- _Task brief_
Can you set down, exactly as they appear below, the lines from the opening of the material through the one bearing "const X_STEP = 100;", minus the pictures?

>> START Data shown

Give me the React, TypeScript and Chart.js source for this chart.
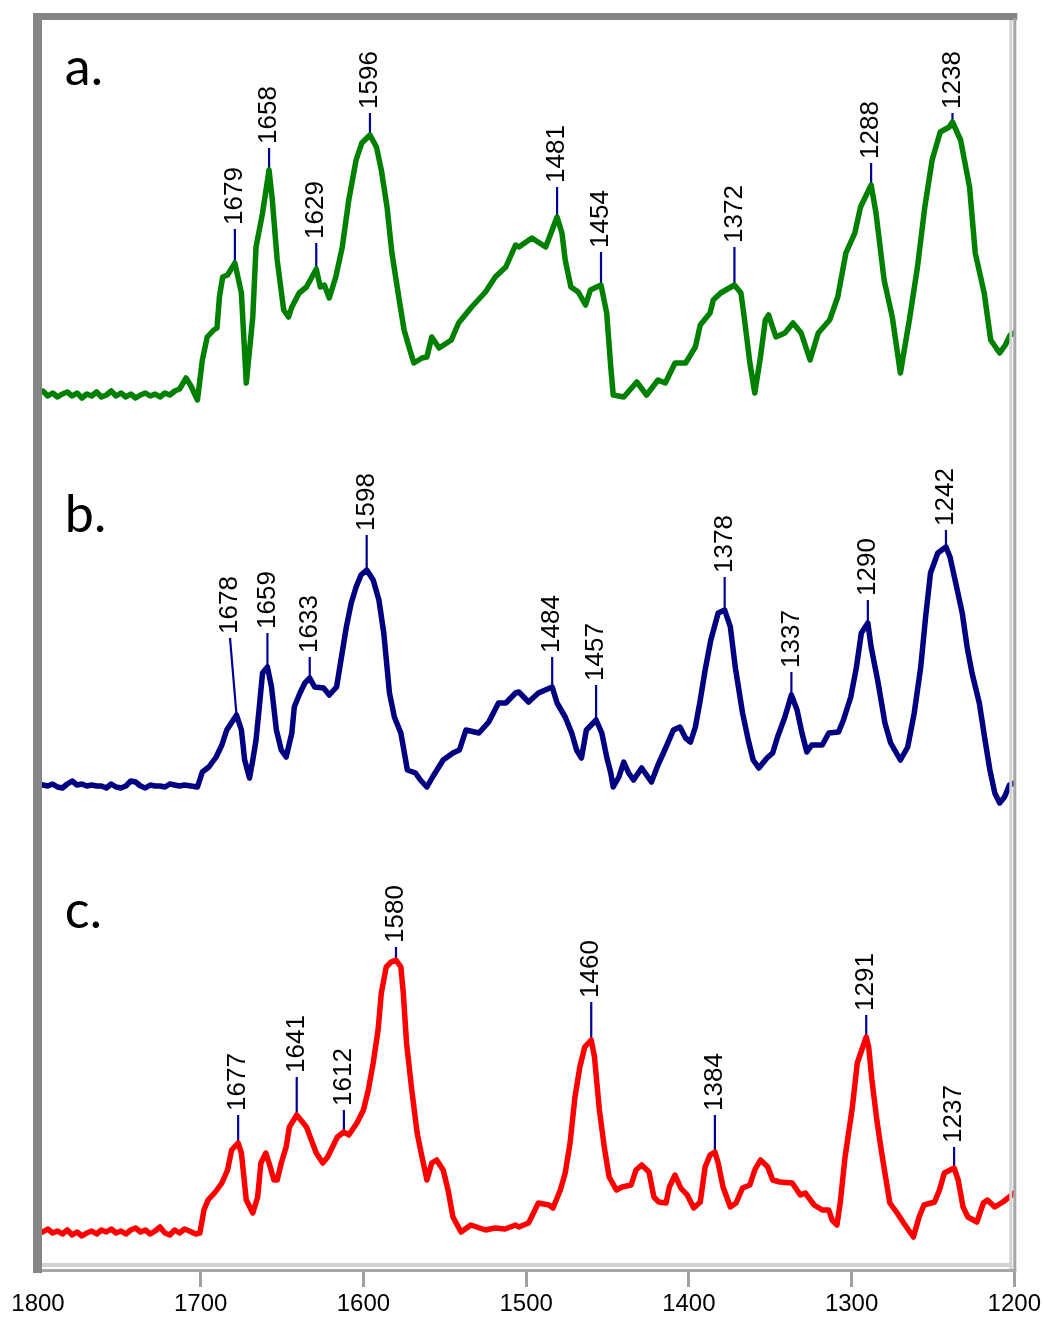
import React, { useEffect, useRef } from "react";
import { Chart, registerables } from "chart.js";

Chart.register(...registerables);

// ---------- x axis ----------
const X_MIN = 1200;
const X_MAX = 1800;
const X_STEP = 100;

// ---------- spectrum a (green) : wavenumber / plotted height ----------
const aWn = [
  1800, 1797, 1794, 1791, 1788, 1785, 1782, 1779, 1776, 1773,
  1770, 1767, 1764, 1761, 1758, 1755, 1752, 1749, 1746, 1743,
  1740, 1737, 1734, 1731, 1728, 1725, 1722, 1719, 1716, 1713,
  1709, 1706, 1702, 1699, 1696, 1692, 1690, 1688.5, 1686.5, 1683.5,
  1679, 1675, 1672, 1668, 1666, 1662, 1658, 1656, 1653, 1649,
  1646, 1644, 1639.5, 1635, 1629, 1626.5, 1624, 1621, 1617, 1613,
  1609, 1604.5, 1601, 1596, 1592, 1589, 1585.5, 1582.5, 1578, 1575,
  1572, 1569, 1564, 1561, 1558, 1553.5, 1546, 1541.5, 1533.5, 1525,
  1519, 1512.5, 1506.5, 1504.5, 1496.5, 1488, 1481, 1478, 1476, 1472.5,
  1468, 1463.5, 1460.5, 1454, 1450.5, 1448, 1446.5, 1440, 1432, 1426,
  1419, 1414.5, 1408.5, 1402, 1396, 1393, 1387, 1385, 1380.5, 1372,
  1368, 1366, 1362.5, 1359.5, 1356, 1353, 1351, 1346.5, 1341, 1336,
  1331, 1325.5, 1320.5, 1313.5, 1308.5, 1303.5, 1298, 1294.5, 1288, 1285,
  1280, 1275, 1270, 1264.5, 1259.5, 1255, 1250.5, 1245.5, 1240, 1238,
  1233, 1227.5, 1224, 1218.5, 1214.5, 1209, 1205.5, 1202.5, 1200,
];
const aVal = [
  876, 879, 874, 877, 873, 876, 878, 874, 877, 872,
  876, 874, 878, 873, 875, 879, 874, 877, 873, 876,
  872, 875, 877, 874, 876, 873, 877, 875, 879, 881,
  892, 884, 870, 910, 933, 940, 942, 973, 993, 995,
  1007, 977, 887, 953, 1023, 1057, 1100, 1070, 1010, 960,
  953, 963, 977, 983, 1001, 983, 985, 972, 993, 1023,
  1070, 1110, 1127, 1135, 1123, 1100, 1063, 1017, 970, 940,
  923, 907, 912, 913, 933, 922, 930, 947, 963, 978,
  993, 1003, 1025, 1023, 1032, 1023, 1053, 1037, 1010, 983,
  978, 965, 980, 985, 957, 903, 875, 873, 888, 875,
  890, 887, 907, 907, 923, 945, 957, 970, 977, 985,
  977, 953, 907, 877, 913, 950, 955, 933, 937, 947,
  937, 910, 937, 950, 973, 1017, 1037, 1063, 1085, 1057,
  990, 953, 897, 950, 1003, 1063, 1110, 1138, 1143, 1148,
  1130, 1083, 1017, 977, 930, 917, 925, 935, 937,
];

// ---------- spectrum b (navy) ----------
const bWn = [
  1800, 1797, 1794, 1791, 1788, 1785, 1782, 1779, 1776, 1773,
  1770, 1767, 1764, 1761, 1758, 1755, 1752, 1749, 1746, 1743,
  1740, 1737, 1734, 1731, 1728, 1725, 1722, 1719, 1716, 1713,
  1710, 1706, 1702, 1699, 1695, 1690.5, 1687, 1684, 1678, 1675,
  1673, 1670, 1668, 1666, 1664, 1662, 1659, 1656.5, 1653.5, 1650.5,
  1647.5, 1644, 1642.5, 1639, 1636, 1633, 1630, 1624.5, 1621, 1616.5,
  1613.5, 1610.5, 1607.5, 1604.5, 1601.5, 1598, 1594, 1590.5, 1587.5, 1584,
  1581, 1577, 1573, 1568, 1565, 1561, 1557.5, 1551, 1545, 1541,
  1537, 1529, 1523, 1517, 1512.5, 1506.5, 1504.5, 1498.5, 1492.5, 1484,
  1481, 1476, 1472, 1469, 1466, 1463, 1457, 1453.5, 1450.5, 1448,
  1446.5, 1443, 1440, 1437, 1434, 1429, 1423, 1419, 1414, 1409.5,
  1405.5, 1402, 1399, 1396, 1393, 1390, 1386.5, 1382, 1378, 1374.5,
  1371.5, 1367, 1363.5, 1360.5, 1357, 1352, 1348.5, 1345.5, 1341, 1337,
  1333.5, 1330.5, 1327.5, 1324.5, 1318, 1314, 1308, 1305, 1300.5, 1297,
  1294, 1290, 1288, 1284, 1279.5, 1276, 1270, 1265.5, 1261.5, 1257.5,
  1254.5, 1251.5, 1247, 1242, 1239.5, 1236, 1232, 1229, 1226, 1221.5,
  1218, 1215, 1212, 1209, 1206, 1203, 1200,
];
const bVal = [
  486, 485, 484, 486, 483, 482, 486, 489, 485, 486,
  484, 485, 484, 484, 482, 486, 483, 482, 484, 489,
  488, 484, 482, 485, 484, 484, 483, 486, 485, 484,
  485, 484, 483, 498, 503, 513, 525, 540, 555, 540,
  510, 492, 510, 530, 563, 597, 603, 583, 540, 520,
  513, 537, 563, 577, 587, 592, 583, 582, 575, 583,
  613, 643, 667, 683, 695, 700, 690, 670, 637, 577,
  553, 537, 500, 497, 490, 483, 493, 510, 517, 520,
  540, 537, 548, 567, 567, 577, 578, 568, 577, 583,
  567, 553, 537, 520, 512, 540, 550, 537, 513, 497,
  483, 493, 508, 497, 490, 502, 488, 505, 523, 540,
  543, 532, 528, 543, 570, 600, 630, 657, 660, 643,
  603, 557, 530, 510, 502, 512, 517, 533, 553, 575,
  560, 537, 518, 525, 525, 537, 538, 550, 573, 603,
  637, 647, 623, 590, 547, 527, 510, 523, 557, 603,
  653, 697, 717, 723, 713, 687, 657, 623, 597, 567,
  530, 500, 477, 467, 473, 485, 487,
];

// ---------- spectrum c (red) ----------
const cWn = [
  1800, 1797, 1794, 1791, 1788, 1785, 1782, 1779, 1776, 1773,
  1770, 1767, 1764, 1761, 1758, 1755, 1752, 1749, 1746, 1743,
  1740, 1737, 1734, 1731, 1728, 1725, 1722, 1719, 1716, 1713,
  1710, 1707, 1703, 1700.5, 1698, 1695.5, 1691, 1687, 1683.5, 1681,
  1677, 1675, 1672, 1668, 1665, 1663, 1660, 1658, 1655, 1653,
  1650.5, 1647.5, 1645.5, 1641, 1638.5, 1635, 1632, 1629, 1625, 1622,
  1619, 1616, 1612, 1609, 1604, 1600, 1597, 1594, 1591, 1589,
  1586, 1583, 1580, 1577, 1575.5, 1573.5, 1570.5, 1567, 1564, 1561,
  1558, 1555, 1551, 1548, 1545, 1540, 1534, 1525, 1519, 1513,
  1506.5, 1504.5, 1498.5, 1492.5, 1486, 1483.5, 1479, 1476, 1473, 1470,
  1467, 1464, 1460, 1458, 1455, 1452, 1449, 1444.5, 1441, 1435.5,
  1432.5, 1429, 1424.5, 1421.5, 1418.5, 1414, 1412, 1408.5, 1405, 1401,
  1397, 1393, 1390, 1387, 1384, 1382, 1379, 1374.5, 1371, 1367,
  1362.5, 1359.5, 1356, 1351.5, 1348.5, 1344, 1336.5, 1331.5, 1328.5, 1323,
  1318, 1314, 1312, 1309, 1307, 1304, 1299.5, 1296.5, 1291, 1289.5,
  1287.5, 1284.5, 1281.5, 1278.5, 1276.5, 1272, 1268, 1265, 1262, 1258.5,
  1255.5, 1249, 1246, 1243, 1237, 1234.5, 1231.5, 1228.5, 1223, 1219,
  1216.5, 1212, 1207, 1201.5, 1200,
];
const cVal = [
  40, 38, 41, 37, 39, 36, 40, 35, 38, 34,
  37, 39, 36, 40, 38, 41, 37, 39, 36, 40,
  42, 38, 40, 36, 39, 43, 37, 35, 40, 37,
  41, 39, 36, 37, 60, 70, 78, 87, 100, 120,
  127, 117, 70, 57, 73, 107, 117, 107, 90, 90,
  107, 123, 143, 155, 150, 143, 130, 117, 107, 113,
  123, 133, 138, 135, 147, 160, 180, 207, 240, 277,
  303, 308, 310, 303, 277, 227, 183, 137, 113, 90,
  107, 110, 100, 80, 53, 38, 45, 40, 42, 41,
  45, 43, 47, 67, 65, 62, 80, 97, 127, 173,
  203, 223, 230, 213, 160, 123, 93, 80, 83, 85,
  100, 105, 98, 73, 68, 67, 83, 95, 82, 75,
  62, 68, 103, 115, 118, 107, 83, 63, 67, 82,
  85, 100, 110, 103, 90, 88, 87, 75, 77, 65,
  60, 60, 50, 45, 67, 113, 163, 207, 233, 223,
  190, 150, 117, 87, 67, 57, 47, 40, 33, 53,
  65, 68, 80, 97, 102, 90, 63, 53, 48, 67,
  70, 63, 68, 75, 77,
];

// ---------- peak labels (text) and height of the top of each marker line ----------
const peakLabelsA = ["1679", "1658", "1629", "1596", "1481", "1454", "1372", "1288", "1238"];
const peakTopsA = [1041, 1122, 1027, 1157, 1083, 1018, 1023, 1107, 1157];
const peakLabelsB = ["1678", "1659", "1633", "1598", "1484", "1457", "1378", "1337", "1290", "1242"];
const peakTopsB = [632, 637, 613, 735, 613, 585, 693, 598, 670, 740];
const peakLabelsC = ["1677", "1641", "1612", "1580", "1460", "1384", "1291", "1237"];
const peakTopsC = [155, 193, 160, 323, 268, 155, 255, 123];
// labels whose marker line leans to a different wavenumber at its top
const peakLeanB: Record<string, number> = { "1678": 1682 };

// ---------- panel letters ----------
const panelLetters = ["a.", "b.", "c."];
const panelBaselines = [1185, 738, 342];
const panelWn = 1783.5;

const Y_MAX = 1257;

const COLORS = ["#008000", "#000080", "#ff0000"];

function toPoints(wn: number[], val: number[]) {
  return wn.map((w, i) => ({ x: w, y: val[i] }));
}

function interp(wn: number[], val: number[], v: number) {
  for (let i = 0; i < wn.length - 1; i++) {
    const a = wn[i];
    const b = wn[i + 1];
    if ((a >= v && v >= b) || (a <= v && v <= b)) {
      if (a === b) return val[i];
      const t = (v - a) / (b - a);
      return val[i] + t * (val[i + 1] - val[i]);
    }
  }
  return val[val.length - 1];
}

const peakSets = [
  { wn: aWn, val: aVal, labels: peakLabelsA, tops: peakTopsA, lean: {} as Record<string, number> },
  { wn: bWn, val: bVal, labels: peakLabelsB, tops: peakTopsB, lean: peakLeanB },
  { wn: cWn, val: cVal, labels: peakLabelsC, tops: peakTopsC, lean: {} as Record<string, number> },
];

const decor = {
  id: "decor",
  beforeDatasetsDraw(chart: any) {
    const { ctx, scales } = chart;
    const xs = scales.x;
    const ys = scales.y;
    ctx.save();
    peakSets.forEach((set) => {
      set.labels.forEach((lab, i) => {
        const wn = Number(lab);
        const bottom = interp(set.wn, set.val, wn);
        const tWn = set.lean[lab] !== undefined ? set.lean[lab] : wn;
        const x0 = xs.getPixelForValue(wn);
        const y0 = ys.getPixelForValue(bottom);
        const x1 = xs.getPixelForValue(tWn);
        const y1 = ys.getPixelForValue(set.tops[i]);
        ctx.strokeStyle = "#000099";
        ctx.lineWidth = 2.2;
        ctx.beginPath();
        ctx.moveTo(x0, y0);
        ctx.lineTo(x1, y1);
        ctx.stroke();
        ctx.save();
        ctx.translate(x1, y1 - 4);
        ctx.rotate(-Math.PI / 2);
        ctx.font = '26px "Liberation Sans", Arial, sans-serif';
        ctx.textAlign = "left";
        ctx.textBaseline = "middle";
        ctx.fillStyle = "#000000";
        ctx.fillText(lab, 0, 0);
        ctx.restore();
      });
    });
    ctx.restore();
  },
  afterDatasetsDraw(chart: any) {
    const { ctx, scales, chartArea } = chart;
    const xs = scales.x;
    const ys = scales.y;
    const { left, right, top, bottom } = chartArea;
    ctx.save();
    // frame: dark top/left, light + grey right/bottom
    ctx.fillStyle = "#858585";
    ctx.fillRect(left - 5, top, 9, bottom - top + 3);
    ctx.fillRect(left - 5, top, right - left + 8, 7);
    ctx.fillStyle = "#d2d2d2";
    ctx.fillRect(right - 5, top + 7, 3, bottom - top - 7);
    ctx.fillRect(left + 4, bottom - 7, right - left - 6, 4);
    ctx.fillStyle = "#a6a6a6";
    ctx.fillRect(right - 1, top + 5, 3, bottom - top - 2);
    ctx.fillRect(left + 4, bottom - 1, right - left - 2, 3);
    // panel letters
    ctx.fillStyle = "#000000";
    ctx.font = '52px Lato, "Open Sans", sans-serif';
    ctx.textAlign = "left";
    ctx.textBaseline = "alphabetic";
    panelLetters.forEach((t, i) => {
      ctx.fillText(t, xs.getPixelForValue(panelWn), ys.getPixelForValue(panelBaselines[i]));
    });
    ctx.restore();
  },
};

export default function App() {
  const ref = useRef<HTMLCanvasElement | null>(null);

  useEffect(() => {
    document.body.style.margin = "0";
    const canvas = ref.current;
    if (!canvas) return;
    const chart = new Chart(canvas, {
      type: "line",
      data: {
        datasets: [
          { data: toPoints(aWn, aVal), borderColor: COLORS[0], borderWidth: 5.5 },
          { data: toPoints(bWn, bVal), borderColor: COLORS[1], borderWidth: 5.5 },
          { data: toPoints(cWn, cVal), borderColor: COLORS[2], borderWidth: 5.5 },
        ],
      },
      options: {
        responsive: false,
        maintainAspectRatio: false,
        animation: false,
        layout: { padding: { left: 38, right: 29, top: 13, bottom: 0 } },
        elements: {
          point: { radius: 0, hoverRadius: 0 },
          line: { tension: 0, borderJoinStyle: "round", borderCapStyle: "round", fill: false },
        },
        plugins: { legend: { display: false }, tooltip: { enabled: false } },
        events: [],
        scales: {
          x: {
            type: "linear",
            reverse: true,
            min: X_MIN,
            max: X_MAX,
            afterFit: (s: any) => {
              s.height = 48;
            },
            border: { display: false },
            grid: {
              display: true,
              drawOnChartArea: false,
              drawTicks: true,
              tickLength: 17,
              tickWidth: 3,
              tickColor: (c: any) => (c.tick && c.tick.value === X_MAX ? "rgba(0,0,0,0)" : "#a0a0a0"),
            },
            ticks: {
              stepSize: X_STEP,
              autoSkip: false,
              maxRotation: 0,
              padding: 3,
              color: "#000000",
              font: { family: '"Liberation Sans", Arial, sans-serif', size: 24 },
              callback: (v: any) => String(v),
            },
          },
          y: { display: false, min: 0, max: Y_MAX },
        },
      },
      plugins: [decor],
    } as any);
    return () => chart.destroy();
  }, []);

  return (
    <div style={{ width: 1044, height: 1318, background: "#ffffff" }}>
      <canvas ref={ref} width={1044} height={1318} style={{ display: "block" }} />
    </div>
  );
}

>> END Data shown

- _Solution below_
Give me the React, TypeScript and Chart.js source for this chart.
import React, { useEffect, useRef } from "react";
import { Chart, registerables } from "chart.js";

Chart.register(...registerables);

// ---------- x axis ----------
const X_MIN = 1200;
const X_MAX = 1800;
const X_STEP = 100;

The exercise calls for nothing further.